(Publicado en UniBlog el 5 de febrero de 2019)

Con un artículo anterior publicado en este mismo Blog (“Finanzas sostenibles, cambio climático y sistema financiero”) comenzamos una serie de tres “post” relacionados con las finanzas sostenibles y el “enfoque ASG”, es decir, el ligado a los aspectos ambientales, los sociales y los de gobernanza o gobierno corporativo.

Aunque las finanzas sostenibles o responsables se tienden a identificar, casi en exclusiva, con el impacto de la actividad empresarial en el medioambiente, los elementos social y de gobernanza son igualmente relevantes y se deben ponderar para garantizar, en sentido amplio, la efectividad del compromiso con la ciudadanía de las entidades financieras y no financieras.

Las empresas tienen un doble reto: de un lado, no centrarse en la satisfacción exclusiva de los accionistas mediante la maximización de beneficios a corto plazo (visión “shareholder”), y, de otro, optimizar, en la creación de valor a largo plazo, los aspectos financieros, sociales y ambientales (“visión “stakeholder”) (Dirk Schoenmaker).

En este artículo prestaremos atención, en especial, a los aspectos sociales, reservando los vinculados con la gobernanza para el tercero y último.

En un mundo globalizado en el que, a pesar de algunos recientes retrocesos, la movilidad social y los intercambios comerciales se multiplican, se han de buscar referencias básicas de validez universal, que permitan el reconocimiento de la dignidad de las personas y de los derechos que les son inherentes con independencia del lugar en el que se encuentren en cada momento.

Por ello, el denominador común del compromiso social de toda empresa se encuentra en la defensa de los derechos humanos, codificados en la “Declaración Universal de los Derechos Humanos” de las Naciones Unidas, proclamada en París por la Asamblea General el 10 de diciembre de 1948, como un ideal compartido por todos los pueblos y naciones.

Los 10 Principios del Pacto Mundial proporcionan una mayor concreción de estos derechos universales en relación con la actividad empresarial, el trabajo, el medioambiente y la lucha contra determinados delitos.

Así, por ejemplo, las empresas deben respetar y apoyar la protección de los derechos humanos fundamentales y no ser cómplices de su vulneración (principios 1º y 2º).

Desde el punto de vista laboral, las empresas deben admitir la libertad de sindicación y el derecho de negociación colectiva (principio 3º), no beneficiarse de los trabajos forzosos o del trabajo infantil (principios 4º y 5º) y erradicar las prácticas discriminatorias (principio 6º).

Por último, además de respetuosas con el medioambiente (principios 7º, 8º y 9º), las empresas deben combatir la corrupción, la extorsión y el soborno (principio 10º).

Puede dar la impresión de que algunos de estos principios, como los que tratan de poner fin a la esclavitud o al trabajo infantil, son extraños en relación con las empresas de los países más desarrollados.
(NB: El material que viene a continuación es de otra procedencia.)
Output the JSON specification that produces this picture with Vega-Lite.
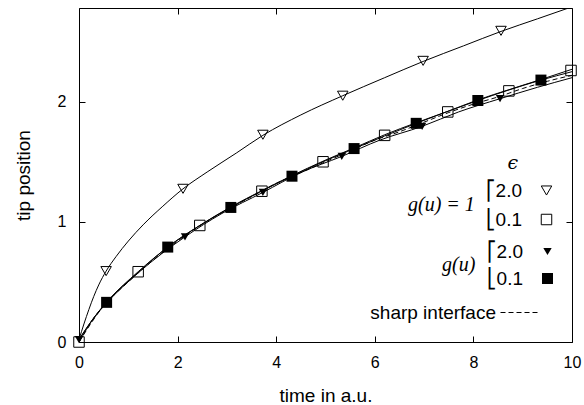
{
  "$schema": "https://vega.github.io/schema/vega-lite/v6.json",
  "width": 493,
  "height": 334,
  "autosize": "none",
  "padding": {"left": 79, "top": 8, "right": 12, "bottom": 63},
  "background": "white",
  "config": {
    "view": {"stroke": "black", "strokeWidth": 1},
    "font": "Liberation Sans",
    "mark": {"color": "black"},
    "axis": {
      "domain": false,
      "grid": false,
      "ticks": true,
      "offset": -6,
      "tickColor": "black",
      "tickSize": 6,
      "tickWidth": 1,
      "labelColor": "black",
      "labelFont": "Liberation Sans",
      "labelFontSize": 16,
      "titleColor": "black",
      "titleFont": "Liberation Sans",
      "titleFontSize": 19,
      "titleFontWeight": "normal",
      "labelFlush": false,
      "labelOverlap": false
    },
    "legend": {
      "padding": 0,
      "labelFont": "Liberation Sans",
      "labelFontSize": 19,
      "labelColor": "black",
      "labelAlign": "right",
      "labelOffset": -34,
      "titleFont": "Liberation Serif",
      "titleFontStyle": "italic",
      "titleFontWeight": "normal",
      "titleFontSize": 20,
      "titleColor": "black",
      "titleOrient": "left",
      "titleAnchor": "middle",
      "titleBaseline": "middle",
      "titlePadding": 62,
      "rowPadding": 9,
      "symbolStrokeWidth": 1,
      "symbolStrokeColor": "black",
      "orient": "none"
    }
  },
  "datasets": {
    "markers": [
      {"t": 0.55, "y": 0.59, "series": "g1_2.0"},
      {"t": 2.11, "y": 1.275, "series": "g1_2.0"},
      {"t": 3.73, "y": 1.725, "series": "g1_2.0"},
      {"t": 5.35, "y": 2.05, "series": "g1_2.0"},
      {"t": 6.98, "y": 2.34, "series": "g1_2.0"},
      {"t": 8.56, "y": 2.59, "series": "g1_2.0"},
      {"t": 0, "y": 0, "series": "g1_0.1"},
      {"t": 1.2, "y": 0.585, "series": "g1_0.1"},
      {"t": 2.45, "y": 0.97, "series": "g1_0.1"},
      {"t": 3.71, "y": 1.255, "series": "g1_0.1"},
      {"t": 4.95, "y": 1.5, "series": "g1_0.1"},
      {"t": 6.2, "y": 1.72, "series": "g1_0.1"},
      {"t": 7.48, "y": 1.915, "series": "g1_0.1"},
      {"t": 8.72, "y": 2.09, "series": "g1_0.1"},
      {"t": 9.98, "y": 2.26, "series": "g1_0.1"},
      {"t": 0, "y": 0.02, "series": "g_2.0"},
      {"t": 0.55, "y": 0.32, "series": "g_2.0"},
      {"t": 2.15, "y": 0.875, "series": "g_2.0"},
      {"t": 3.73, "y": 1.245, "series": "g_2.0"},
      {"t": 5.33, "y": 1.545, "series": "g_2.0"},
      {"t": 6.96, "y": 1.795, "series": "g_2.0"},
      {"t": 8.54, "y": 2.025, "series": "g_2.0"},
      {"t": 0.56, "y": 0.33, "series": "g_0.1"},
      {"t": 1.8, "y": 0.79, "series": "g_0.1"},
      {"t": 3.08, "y": 1.12, "series": "g_0.1"},
      {"t": 4.32, "y": 1.38, "series": "g_0.1"},
      {"t": 5.58, "y": 1.61, "series": "g_0.1"},
      {"t": 6.84, "y": 1.82, "series": "g_0.1"},
      {"t": 8.09, "y": 2.01, "series": "g_0.1"},
      {"t": 9.37, "y": 2.18, "series": "g_0.1"}
    ],
    "curves": [
      {"t": 0, "y": 0.02, "series": "g1_2.0"},
      {"t": 0.1, "y": 0.15, "series": "g1_2.0"},
      {"t": 0.2, "y": 0.27, "series": "g1_2.0"},
      {"t": 0.3, "y": 0.38, "series": "g1_2.0"},
      {"t": 0.4, "y": 0.475, "series": "g1_2.0"},
      {"t": 0.55, "y": 0.59, "series": "g1_2.0"},
      {"t": 0.75, "y": 0.71, "series": "g1_2.0"},
      {"t": 1.0, "y": 0.84, "series": "g1_2.0"},
      {"t": 1.3, "y": 0.975, "series": "g1_2.0"},
      {"t": 1.7, "y": 1.13, "series": "g1_2.0"},
      {"t": 2.11, "y": 1.275, "series": "g1_2.0"},
      {"t": 2.6, "y": 1.415, "series": "g1_2.0"},
      {"t": 3.2, "y": 1.575, "series": "g1_2.0"},
      {"t": 3.73, "y": 1.72, "series": "g1_2.0"},
      {"t": 4.5, "y": 1.89, "series": "g1_2.0"},
      {"t": 5.35, "y": 2.05, "series": "g1_2.0"},
      {"t": 6.2, "y": 2.2, "series": "g1_2.0"},
      {"t": 6.98, "y": 2.335, "series": "g1_2.0"},
      {"t": 7.8, "y": 2.465, "series": "g1_2.0"},
      {"t": 8.56, "y": 2.585, "series": "g1_2.0"},
      {"t": 9.3, "y": 2.69, "series": "g1_2.0"},
      {"t": 10, "y": 2.79, "series": "g1_2.0"},
      {"t": 0, "y": 0.0, "series": "g1_0.1"},
      {"t": 0.3, "y": 0.2, "series": "g1_0.1"},
      {"t": 0.6, "y": 0.35, "series": "g1_0.1"},
      {"t": 1.2, "y": 0.585, "series": "g1_0.1"},
      {"t": 1.8, "y": 0.79, "series": "g1_0.1"},
      {"t": 2.45, "y": 0.97, "series": "g1_0.1"},
      {"t": 3.08, "y": 1.125, "series": "g1_0.1"},
      {"t": 3.71, "y": 1.26, "series": "g1_0.1"},
      {"t": 4.32, "y": 1.385, "series": "g1_0.1"},
      {"t": 4.95, "y": 1.505, "series": "g1_0.1"},
      {"t": 5.58, "y": 1.615, "series": "g1_0.1"},
      {"t": 6.2, "y": 1.725, "series": "g1_0.1"},
      {"t": 6.84, "y": 1.825, "series": "g1_0.1"},
      {"t": 7.48, "y": 1.92, "series": "g1_0.1"},
      {"t": 8.09, "y": 2.015, "series": "g1_0.1"},
      {"t": 8.72, "y": 2.1, "series": "g1_0.1"},
      {"t": 9.37, "y": 2.185, "series": "g1_0.1"},
      {"t": 10, "y": 2.27, "series": "g1_0.1"},
      {"t": 0, "y": 0.02, "series": "g_2.0"},
      {"t": 0.3, "y": 0.2, "series": "g_2.0"},
      {"t": 0.55, "y": 0.32, "series": "g_2.0"},
      {"t": 1.2, "y": 0.575, "series": "g_2.0"},
      {"t": 2.15, "y": 0.875, "series": "g_2.0"},
      {"t": 2.9, "y": 1.07, "series": "g_2.0"},
      {"t": 3.73, "y": 1.245, "series": "g_2.0"},
      {"t": 4.5, "y": 1.41, "series": "g_2.0"},
      {"t": 5.33, "y": 1.545, "series": "g_2.0"},
      {"t": 6.1, "y": 1.68, "series": "g_2.0"},
      {"t": 6.96, "y": 1.795, "series": "g_2.0"},
      {"t": 7.7, "y": 1.915, "series": "g_2.0"},
      {"t": 8.54, "y": 2.025, "series": "g_2.0"},
      {"t": 9.3, "y": 2.12, "series": "g_2.0"},
      {"t": 10, "y": 2.2, "series": "g_2.0"},
      {"t": 0, "y": 0.02, "series": "g_0.1"},
      {"t": 0.3, "y": 0.2, "series": "g_0.1"},
      {"t": 0.56, "y": 0.33, "series": "g_0.1"},
      {"t": 1.2, "y": 0.58, "series": "g_0.1"},
      {"t": 1.8, "y": 0.79, "series": "g_0.1"},
      {"t": 2.45, "y": 0.97, "series": "g_0.1"},
      {"t": 3.08, "y": 1.12, "series": "g_0.1"},
      {"t": 3.7, "y": 1.255, "series": "g_0.1"},
      {"t": 4.32, "y": 1.38, "series": "g_0.1"},
      {"t": 4.95, "y": 1.5, "series": "g_0.1"},
      {"t": 5.58, "y": 1.61, "series": "g_0.1"},
      {"t": 6.2, "y": 1.715, "series": "g_0.1"},
      {"t": 6.84, "y": 1.82, "series": "g_0.1"},
      {"t": 7.45, "y": 1.915, "series": "g_0.1"},
      {"t": 8.09, "y": 2.01, "series": "g_0.1"},
      {"t": 8.7, "y": 2.095, "series": "g_0.1"},
      {"t": 9.37, "y": 2.18, "series": "g_0.1"},
      {"t": 10, "y": 2.25, "series": "g_0.1"}
    ],
    "sharp": [
      {"t": 0, "y": 0.0, "name": "sharp interface"},
      {"t": 0.5, "y": 0.3, "name": "sharp interface"},
      {"t": 1, "y": 0.5, "name": "sharp interface"},
      {"t": 1.5, "y": 0.68, "name": "sharp interface"},
      {"t": 2, "y": 0.84, "name": "sharp interface"},
      {"t": 2.5, "y": 0.98, "name": "sharp interface"},
      {"t": 3, "y": 1.1, "name": "sharp interface"},
      {"t": 3.5, "y": 1.21, "name": "sharp interface"},
      {"t": 4, "y": 1.32, "name": "sharp interface"},
      {"t": 4.5, "y": 1.41, "name": "sharp interface"},
      {"t": 5, "y": 1.5, "name": "sharp interface"},
      {"t": 5.5, "y": 1.59, "name": "sharp interface"},
      {"t": 6, "y": 1.68, "name": "sharp interface"},
      {"t": 6.5, "y": 1.75, "name": "sharp interface"},
      {"t": 7, "y": 1.83, "name": "sharp interface"},
      {"t": 7.5, "y": 1.91, "name": "sharp interface"},
      {"t": 8, "y": 1.98, "name": "sharp interface"},
      {"t": 8.5, "y": 2.04, "name": "sharp interface"},
      {"t": 9, "y": 2.11, "name": "sharp interface"},
      {"t": 9.5, "y": 2.17, "name": "sharp interface"},
      {"t": 10, "y": 2.22, "name": "sharp interface"}
    ]
  },
  "layer": [
    {
      "data": {"name": "curves"},
      "mark": {"type": "line", "interpolate": "monotone", "strokeWidth": 1, "color": "black", "clip": true},
      "encoding": {
        "x": {"field": "t", "type": "quantitative", "scale": {"domain": [0, 10]},
              "axis": {"orient": "bottom", "values": [0, 2, 4, 6, 8, 10], "title": "time in a.u.", "labelPadding": 12, "titlePadding": 16}},
        "y": {"field": "y", "type": "quantitative", "scale": {"domain": [0, 2.78]},
              "axis": {"orient": "left", "values": [0, 1, 2], "title": "tip position", "labelPadding": 13, "titlePadding": 24}},
        "detail": {"field": "series", "type": "nominal"}
      }
    },
    {
      "data": {"name": "sharp"},
      "mark": {"type": "line", "interpolate": "monotone", "strokeWidth": 1, "color": "black", "clip": true},
      "encoding": {
        "x": {"field": "t", "type": "quantitative", "scale": {"domain": [0, 10]}, "axis": null},
        "y": {"field": "y", "type": "quantitative", "scale": {"domain": [0, 2.78]}, "axis": null},
        "strokeDash": {"field": "name", "type": "nominal",
          "scale": {"domain": ["sharp interface"], "range": [[5, 3]]},
          "legend": {"title": null, "legendX": 421, "legendY": 284, "symbolSize": 1600, "labelOffset": -45, "symbolStrokeColor": "black", "symbolType": "stroke"}}
      }
    },
    {
      "data": {"name": "markers"},
      "transform": [{"filter": "indexof(datum.series, 'g1_') === 0"}],
      "mark": {"type": "point", "filled": false, "color": "black", "strokeWidth": 1, "size": 110, "opacity": 1},
      "encoding": {
        "x": {"field": "t", "type": "quantitative", "scale": {"domain": [0, 10]}, "axis": null},
        "y": {"field": "y", "type": "quantitative", "scale": {"domain": [0, 2.78]}, "axis": null},
        "shape": {"field": "series", "type": "nominal",
          "scale": {"domain": ["g1_2.0", "g1_0.1"], "range": ["triangle-down", "square"]},
          "legend": {"title": "g(u) = 1", "legendX": 329, "legendY": 173, "symbolSize": 110,
            "symbolFillColor": "transparent",
            "labelExpr": "indexof(datum.label, '2.0') >= 0 ? '⎡2.0' : '⎣0.1'"}}
      }
    },
    {
      "data": {"name": "markers"},
      "transform": [{"filter": "indexof(datum.series, 'g_') === 0"}],
      "mark": {"type": "point", "filled": true, "color": "black", "opacity": 1},
      "encoding": {
        "x": {"field": "t", "type": "quantitative", "scale": {"domain": [0, 10]}, "axis": null},
        "y": {"field": "y", "type": "quantitative", "scale": {"domain": [0, 2.78]}, "axis": null},
        "shape": {"field": "series", "type": "nominal",
          "scale": {"domain": ["g_2.0", "g_0.1"], "range": ["triangle-down", "square"]},
          "legend": {"title": "g(u)", "legendX": 363, "legendY": 234, "symbolFillColor": "black", "rowPadding": 7,
            "labelExpr": "indexof(datum.label, '2.0') >= 0 ? '⎡2.0' : '⎣0.1'"}},
        "size": {"field": "series", "type": "nominal",
          "scale": {"domain": ["g_2.0", "g_0.1"], "range": [70, 121]},
          "legend": {"title": "g(u)", "legendX": 363, "legendY": 234, "symbolFillColor": "black", "rowPadding": 7,
            "labelExpr": "indexof(datum.label, '2.0') >= 0 ? '⎡2.0' : '⎣0.1'"}}
      }
    },
    {
      "data": {"values": [{}]},
      "mark": {"type": "text", "text": "ϵ", "font": "DejaVu Serif", "fontStyle": "italic", "fontSize": 19, "color": "black", "baseline": "middle", "align": "center"},
      "encoding": {
        "x": {"datum": 8.8, "type": "quantitative", "scale": {"domain": [0, 10]}, "axis": null},
        "y": {"datum": 1.49, "type": "quantitative", "scale": {"domain": [0, 2.78]}, "axis": null}
      }
    },
    {
      "data": {"name": "sharp"},
      "mark": {"type": "point", "opacity": 0},
      "encoding": {
        "x": {"field": "t", "type": "quantitative", "scale": {"domain": [0, 10]},
              "axis": {"orient": "top", "values": [0, 2, 4, 6, 8, 10], "labels": false, "title": null}},
        "y": {"field": "y", "type": "quantitative", "scale": {"domain": [0, 2.78]},
              "axis": {"orient": "right", "values": [0, 1, 2], "labels": false, "title": null}}
      }
    }
  ],
  "resolve": {
    "scale": {"shape": "independent", "size": "independent", "strokeDash": "independent"},
    "legend": {"shape": "independent", "size": "independent", "strokeDash": "independent"},
    "axis": {"x": "independent", "y": "independent"}
  }
}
Sin embargo, estos compromisos van más allá de la actividad propia y aconsejan la vigilancia, hasta donde resulte posible, de toda la cadena de suministro, atendiendo a las prácticas de las empresas, incluidas las que radiquen en el extranjero, que directa o indirectamente incidan en la oferta final de bienes y servicios.

En cuanto a los derechos laborales, cabe decir lo mismo: en países como España y los de su entorno, estos derechos, tanto en la vertiente individual como en la colectiva, están reconocidos constitucionalmente, se ejercen normalmente y se tutelan por los tribunales en caso de vulneración, pero la realidad puede ser otra muy distinta en los países en los que están establecidas las filiales de las compañías o sus proveedores.

La lucha contra las prácticas discriminatorias supera la eventual desigualdad de género en las empresas, en cuanto a las condiciones laborales o la retribución, y alcanza, por ejemplo, a la integración de las personas discapacitadas y, más en general, a la promoción de la diversidad.

Cerramos este rápido repaso de los Principios del Pacto Mundial con el compromiso que las empresas deben asumir para combatir, entre otras prácticas delictivas, la corrupción, la extorsión o el soborno, que minan la confianza que los accionistas y los inversores, los ciudadanos y otros grupos de interés depositan en las entidades. La contribución del sistema financiero para la prevención del blanqueo de capitales es, como se puede intuir, especialmente intensa, dado su papel central en el sistema de pagos.

Los inversores y los clientes comienzan a incluir entre sus preferencias el compromiso de las empresas y de las entidades bancarias con las finanzas sostenibles y, más en concreto, con el respeto por los derechos humanos en todas las esferas y por los derechos de los trabajadores, y con la colaboración para la prevención de determinados delitos. La evidencia empírica parece confirmar la validez de este círculo virtuoso, que permite a las entidades crecer de forma más sólida en el largo plazo y resistir con más garantía los envites del ciclo económico.